A British college has used NFC touch points placed around its campus to help foreign language students improve their English — and found that the NFC tags offer a number of important advantages over an earlier version that used QR codes.
“We placed posters around the campus that our English as Foreign Language (EFL) students were encouraged to seek out and scan with their smartphones,” Simon Wardman, a teacher at Central College Nottingham explains in a blog post.
“The posters contained the English definitions of nearby objects, hosted on a crowd-sourced dictionary called Toponimo, and the students then had to make a collaborative decision on the most appropriate meaning of the word, relevant to its context.
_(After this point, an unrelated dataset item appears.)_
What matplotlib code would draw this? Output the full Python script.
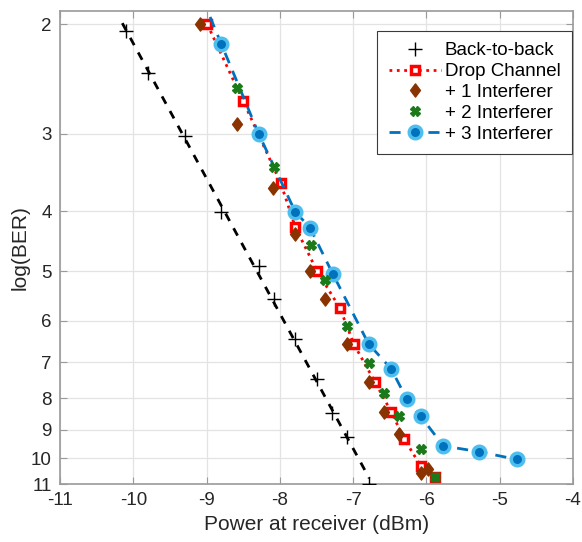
import matplotlib.pyplot as plt
import numpy as np
from matplotlib.path import Path

# values (x: dBm, y: -log10(BER))
b2b_x = [-10.10, -9.80, -9.30, -8.80, -8.29, -8.08, -7.79, -7.49, -7.29, -7.09, -6.78]
b2b_y = [2.05, 2.40, 3.03, 4.01, 4.90, 5.53, 6.43, 7.46, 8.44, 9.24, 11.0]

drop_x = [-8.99, -8.50, -7.99, -7.79, -7.49, -7.18, -6.99, -6.70, -6.48, -6.30, -6.08, -5.88]
drop_y = [2.00, 2.66, 3.60, 4.24, 5.00, 5.73, 6.55, 7.54, 8.42, 9.32, 10.28, 10.7]

int1_x = [-9.09, -8.59, -8.09, -7.79, -7.59, -7.39, -7.09, -6.79, -6.58, -6.37, -6.08, -5.98]
int1_y = [2.00, 2.89, 3.67, 4.35, 5.00, 5.53, 6.54, 7.54, 8.42, 9.15, 10.56, 10.4]

int2_x = [-8.59, -8.08, -7.58, -7.39, -7.09, -6.79, -6.58, -6.37, -6.08, -5.88]
int2_y = [2.53, 3.40, 4.53, 5.16, 6.12, 7.03, 7.84, 8.55, 9.66, 10.7]

int3_x = [-9.30, -8.80, -8.29, -7.79, -7.59, -7.28, -6.79, -6.48, -6.27, -6.08, -5.77, -5.28, -4.77]
int3_y = [1.55, 2.15, 3.00, 4.01, 4.25, 5.04, 6.54, 7.18, 8.02, 8.55, 9.55, 9.76, 10.04]

yticks = [2, 3, 4, 5, 6, 7, 8, 9, 10, 11]
xticks = [-11, -10, -9, -8, -7, -6, -5, -4]

plt.rcParams['font.family'] = ['Liberation Sans', 'DejaVu Sans']
plt.rcParams['axes.unicode_minus'] = False

# matlab-like diamond (taller than wide)
diamond = Path([(0, 1), (0.75, 0), (0, -1), (-0.75, 0), (0, 1)],
               [Path.MOVETO, Path.LINETO, Path.LINETO, Path.LINETO, Path.CLOSEPOLY])

fig = plt.figure(figsize=(5.82, 5.42), dpi=100)
ax = fig.add_axes([0.1031, 0.107, 0.8814, 0.8727])

# linear fit of back-to-back in log space
bx = np.array(b2b_x)
p = np.polyfit(bx, np.log10(b2b_y), 1)
fx = np.linspace(bx.min() - 0.05, bx.max(), 50)
ax.plot(fx, 10 ** np.polyval(p, fx), '--', color='k', lw=2, dashes=(3, 3), zorder=2)

ax.plot(b2b_x, b2b_y, '+', color='k', ms=10, mew=1.0, label='Back-to-back', zorder=3)
ax.plot(drop_x, drop_y, ':', color='red', lw=2, marker='s', ms=5.5, mfc='white',
        mec='red', mew=2.5, label='Drop Channel', zorder=3)
ax.plot(int1_x, int1_y, ls='none', marker=diamond, ms=9.5, color='#8a3300',
        mec='#8a3300', label='+ 1 Interferer', zorder=4)
ax.plot(int2_x, int2_y, ls='none', marker='X', ms=7, color='#1a7a1a',
        mec='#1a7a1a', label='+ 2 Interferer', zorder=5)
ax.plot(int3_x, int3_y, '--', color='#0072BD', lw=2, dashes=(4, 3), marker='o', ms=9,
        mfc='#0072BD', mec='#4DBEEE', mew=2.5, label='+ 3 Interferer', zorder=3)

ax.set_yscale('log')
ax.set_ylim(11, 1.904)
ax.set_xlim(-11, -4)
ax.set_yticks(yticks)
ax.set_yticklabels([str(t) for t in yticks])
ax.yaxis.set_minor_locator(plt.NullLocator())
ax.set_xticks(xticks)

ax.grid(True, color='#e3e3e3', lw=0.9)
ax.set_axisbelow(True)
for s in ax.spines.values():
    s.set_color('#9a9a9a')
    s.set_linewidth(1.2)
ax.tick_params(direction='in', top=True, right=True, length=5, color='#9a9a9a',
               labelsize=13.5, labelcolor='#262626', pad=6)

ax.set_xlabel('Power at receiver (dBm)', fontsize=15, color='#262626')
ax.set_ylabel('log(BER)', fontsize=15, color='#262626', labelpad=1)

leg = ax.legend(loc='upper right', bbox_to_anchor=(0.998, 0.958), fontsize=13.5,
                fancybox=False, framealpha=1, edgecolor='#3a3a3a', handlelength=2.8,
                handletextpad=0.2, borderpad=0.6, labelspacing=0.2, borderaxespad=0)
leg.get_frame().set_linewidth(0.8)

plt.savefig('out.png', dpi=100)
“Our experience and student feedback from our original vocabulary scavenger hunts using QR codes showed that although they were easy to create they were not too easy to use and [that] put them off the exercise,” he adds.
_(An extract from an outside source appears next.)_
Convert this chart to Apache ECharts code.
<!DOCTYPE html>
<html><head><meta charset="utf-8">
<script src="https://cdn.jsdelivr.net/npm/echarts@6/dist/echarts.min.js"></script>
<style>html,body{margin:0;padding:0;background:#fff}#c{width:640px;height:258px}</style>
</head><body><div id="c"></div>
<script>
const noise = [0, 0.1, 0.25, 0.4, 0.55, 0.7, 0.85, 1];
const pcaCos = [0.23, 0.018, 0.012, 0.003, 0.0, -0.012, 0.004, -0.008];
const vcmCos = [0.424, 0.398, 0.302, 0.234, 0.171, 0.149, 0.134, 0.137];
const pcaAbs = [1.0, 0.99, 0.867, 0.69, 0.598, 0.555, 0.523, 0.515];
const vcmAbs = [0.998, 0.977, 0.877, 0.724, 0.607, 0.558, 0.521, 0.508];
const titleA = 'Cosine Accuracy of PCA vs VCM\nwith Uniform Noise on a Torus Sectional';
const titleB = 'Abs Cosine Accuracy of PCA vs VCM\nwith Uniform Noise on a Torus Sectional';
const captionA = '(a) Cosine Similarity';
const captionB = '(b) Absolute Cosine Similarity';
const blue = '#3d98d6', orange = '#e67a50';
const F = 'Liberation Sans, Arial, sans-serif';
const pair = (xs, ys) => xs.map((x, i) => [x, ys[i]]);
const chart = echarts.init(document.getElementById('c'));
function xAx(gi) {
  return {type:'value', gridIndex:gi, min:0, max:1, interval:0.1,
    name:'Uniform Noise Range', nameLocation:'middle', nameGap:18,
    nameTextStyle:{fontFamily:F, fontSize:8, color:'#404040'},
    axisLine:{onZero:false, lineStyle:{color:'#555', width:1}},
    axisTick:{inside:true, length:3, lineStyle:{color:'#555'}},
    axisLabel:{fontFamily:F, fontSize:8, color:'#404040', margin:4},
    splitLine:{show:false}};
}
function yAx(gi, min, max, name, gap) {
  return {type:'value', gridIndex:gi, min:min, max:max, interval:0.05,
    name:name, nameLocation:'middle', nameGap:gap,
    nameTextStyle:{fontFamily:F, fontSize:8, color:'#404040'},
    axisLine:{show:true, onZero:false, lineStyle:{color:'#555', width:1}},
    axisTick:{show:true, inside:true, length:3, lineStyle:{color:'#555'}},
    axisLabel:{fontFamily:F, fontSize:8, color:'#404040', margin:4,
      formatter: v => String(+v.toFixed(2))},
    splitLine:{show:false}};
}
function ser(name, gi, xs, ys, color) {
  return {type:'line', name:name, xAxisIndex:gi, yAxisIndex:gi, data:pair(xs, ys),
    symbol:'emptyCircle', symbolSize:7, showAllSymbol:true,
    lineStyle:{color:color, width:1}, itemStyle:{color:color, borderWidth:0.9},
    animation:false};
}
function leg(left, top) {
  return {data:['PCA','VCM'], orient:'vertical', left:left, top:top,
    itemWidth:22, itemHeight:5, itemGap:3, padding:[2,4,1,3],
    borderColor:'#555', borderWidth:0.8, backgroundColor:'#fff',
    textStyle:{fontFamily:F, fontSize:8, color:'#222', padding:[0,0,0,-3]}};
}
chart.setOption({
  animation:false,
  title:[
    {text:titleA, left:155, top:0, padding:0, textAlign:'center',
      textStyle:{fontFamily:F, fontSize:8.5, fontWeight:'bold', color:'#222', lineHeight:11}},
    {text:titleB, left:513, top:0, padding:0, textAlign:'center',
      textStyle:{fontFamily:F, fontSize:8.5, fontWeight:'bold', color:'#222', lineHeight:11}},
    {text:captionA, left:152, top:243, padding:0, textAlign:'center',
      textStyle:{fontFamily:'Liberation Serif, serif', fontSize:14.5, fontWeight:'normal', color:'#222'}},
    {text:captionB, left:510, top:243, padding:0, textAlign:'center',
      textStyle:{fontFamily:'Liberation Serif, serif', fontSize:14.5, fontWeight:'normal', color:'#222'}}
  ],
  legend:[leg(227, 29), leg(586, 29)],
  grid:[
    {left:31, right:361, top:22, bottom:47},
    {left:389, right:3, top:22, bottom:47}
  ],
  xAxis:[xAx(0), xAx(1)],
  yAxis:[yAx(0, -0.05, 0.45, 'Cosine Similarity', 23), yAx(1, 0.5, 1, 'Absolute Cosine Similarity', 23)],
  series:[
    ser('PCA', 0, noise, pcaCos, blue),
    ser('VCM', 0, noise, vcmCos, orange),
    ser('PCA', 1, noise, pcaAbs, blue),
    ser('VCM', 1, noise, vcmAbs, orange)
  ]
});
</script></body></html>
“Our students found the interaction model with NFC tags more elegant in that the learners could simply touch a tag with a phone to share information between the phone and the tag. Additionally, the NFC tags were more convenient for teachers because they could be easily re-written and this saved us lots of time when creating new vocabulary hunts. Students were even able to create interactive posters themselves and use these to set challenges for fellow students.”
“NFC took the focus away from the technology and allowed students to concentrate on the task at hand,” Wardman concludes.